Насколько ее прошлое отличалось от всего увиденного! Вероятно, его имение в Сан-Суси выглядело куда более гостеприимным, когда здесь, до революции, жила семья Филиппа. Но теперь его холодный, отталкивающий вид полуразрушенного замка никак не позволял ей понять, почему он пользовался такой горячей любовью у ее мужа — этого она не могла объяснить. Анжела задумалась над тем, как, по существу, мало она его знала. Такой брак совершенно несовместимых друг с другом людей, вероятно, был обречен с самого начала, но все же как они любили друг друга! Тот факт, что он уже больше никогда не вернется, не притуплял страстного влечения к нему, и ее все еще посещали эротические сны, в которых они занимались любовью, но она по-прежнему вместе с тем и ненавидела его за супружескую неверность, пусть даже если она была вымышленной.
Мессу по Филиппу отслужили в его замке, который каким-то неизъяснимым образом эти вандалы не сожгли, а лишь растащили из дома все ковры, картины и мебель, которые наверняка помогли бы ей многое понять. Не могла она и реально оценить чувства крестьян, которые пришли, чтобы проводить в последний путь своего бывшего хозяина.
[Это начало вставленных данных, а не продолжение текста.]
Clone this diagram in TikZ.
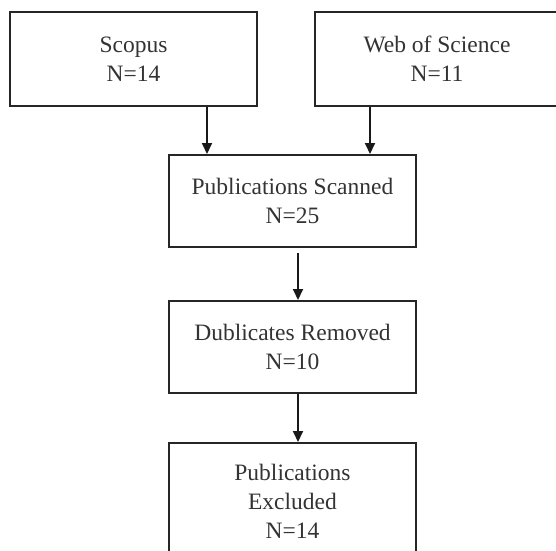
\documentclass[tikz,border=0pt]{standalone}
\usepackage{fontspec}
\setmainfont{Liberation Serif}
\usetikzlibrary{arrows.meta,calc}
\begin{document}
\begin{tikzpicture}[x=1pt,y=1pt,
  box/.style={draw=black!85,line width=2pt,fill=white,align=center,inner sep=0pt,
    font=\fontsize{23.5}{29}\selectfont,text=black!80},
  arr/.style={line width=1.8pt,draw=black!90,-{Triangle[length=11pt,width=10pt]}}]
\useasboundingbox (0,0) rectangle (556,-550);
\clip (0,0) rectangle (556,-550);
\node[box,minimum width=247,minimum height=94] (sco) at (133.5,-59) {Scopus\\N=14};
\node[box,minimum width=244,minimum height=94] (wos) at (437,-59) {Web of Science\\N=11};
\node[box,minimum width=247,minimum height=92] (scan) at (292.5,-201) {Publications Scanned\\N=25};
\node[box,minimum width=247,minimum height=92] (dub) at (292.5,-347) {Dublicates Removed\\N=10};
\node[box,minimum width=247,minimum height=117] (exc) at (292.5,-501.5) {Publications\\Excluded\\N=14};
\draw[arr] ([xshift=73.5]sco.south) -- ([xshift=73.5]sco.south |- scan.north);
\draw[arr] ([xshift=-67]wos.south) -- ([xshift=-67]wos.south |- scan.north);
\draw[arr,shorten <=5pt] ([xshift=5.5]scan.south) -- ([xshift=5.5]scan.south |- dub.north);
\draw[arr] ([xshift=5.5]dub.south) -- ([xshift=5.5]dub.south |- exc.north);
\end{tikzpicture}
\end{document}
— Они знали его еще ребенком и очень любили. Он был очаровательным мальчиком, — сказал ей седеющий священник после погребения.
— Но они отобрали у него землю! — горько возразила она.
— Но, мадам, ведь они своими руками возделывают ее.
Слова священника показались Анжеле просто оскорбительными. Не хотел ли он тем самым подчеркнуть, что и земля "Колдовства" принадлежит ее рабам только потому, что они возделывают ее своими руками. Какой вздор!
У Анжелы в душе нарастало ощущение полного одиночества — ведь теперь она всеми покинута. С этой мыслью ей придется мириться еще долго. Она отказывалась воспринимать, как должное, смерть Филиппа или свое горе, как и все то в жизни, что ей было непонятно. Вместо этого, она просто кипела от дикой злобы к Наполеону, который отказался помочь ее мужу. Она ненавидела и жандармов, убивших ее Филиппа. Она была вне себя от ярости из-за того, что Филипп привез ее в это чуждое ей место, а затем навечно покинул ее.
Иногда в ее рассудке, почти поврежденном из-за обрушившегося на нее горя, проносились странные видения. Сначала ей мерещилась Клотильда, о потере которой она все еще печалилась, а теперь и Филипп. Окажутся ли они, в конце концов, в раю вместе? Было ли это ей наказанием за то, что она растоптала любовь Клотильды? Теперь она не сомневалась, что ее кузина его по-настоящему любила.
Иногда она так оплакивала Филиппа, что у нее случались истерики, и она заливалась горькими слезами, с ненавистью проклиная всех тех, кто погубил ее мужа. Будучи уверенной в его полной невиновности, она подозревала, что все дело в доносчике. Он наверняка существовал — Анжела в этом ни на минуту не сомневалась, хотя Огюст отказывался подтвердить ее подозрения. На протяжении многих часов она могла бесплодно рассуждать о том, было ли Марии-Луизе известно об этом заговоре. Она подозревала и виконта, вспоминая те едкие замечания, которые он порой отпускал в адрес Филиппа. Она инстинктивно ощущала, что этим провокатором могли быть либо он, либо она.
Как только к Анжеле вернулась способность здраво мыслить, она начала строить планы своего отъезда в Луизиану. Она обратилась с просьбой к де Ремюза помочь отплыть на ближайшем корабле, отбывающим в Новый Орлеан.
— Сейчас весьма опасно путешествовать морем, — возразил он. — Ведь мы находимся в состоянии войны с Англией.
— Ну и что? — воскликнула Анжела. — Она твердо стояла на своем, и он в конце концов пообещал сделать все, что сможет.
Огюст достал ей место на корабле, и она, занимаясь подготовкой к предстоящему путешествию, понемногу стала отвлекаться от обрушившегося на нее горя. Иногда мысленно она все чаще покидала Париж и переносилась в "Колдовство", возвращаясь к той жизни, которую она когда-то там вела. Ее воспоминания отходили на второй план, когда она наблюдала за упаковкой того, что намеревалась взять с собой домой, — новые отрезы, кое-какую мебель, пару прекрасных хрустальных канделябров. Думала она и о том, какие подарки привезет тетушке Астрид и дядюшке Этьену; как ей будет приятно выплакать все свое горе на груди у Мими. "Нужно будет что-нибудь купить и для Жана-Батиста, — подумала она, — и для других слуг в доме, и для сына Мими Оюмы, который, вероятно, стал уже юношей. Как прекрасно будет снова увидеть их всех вместе!"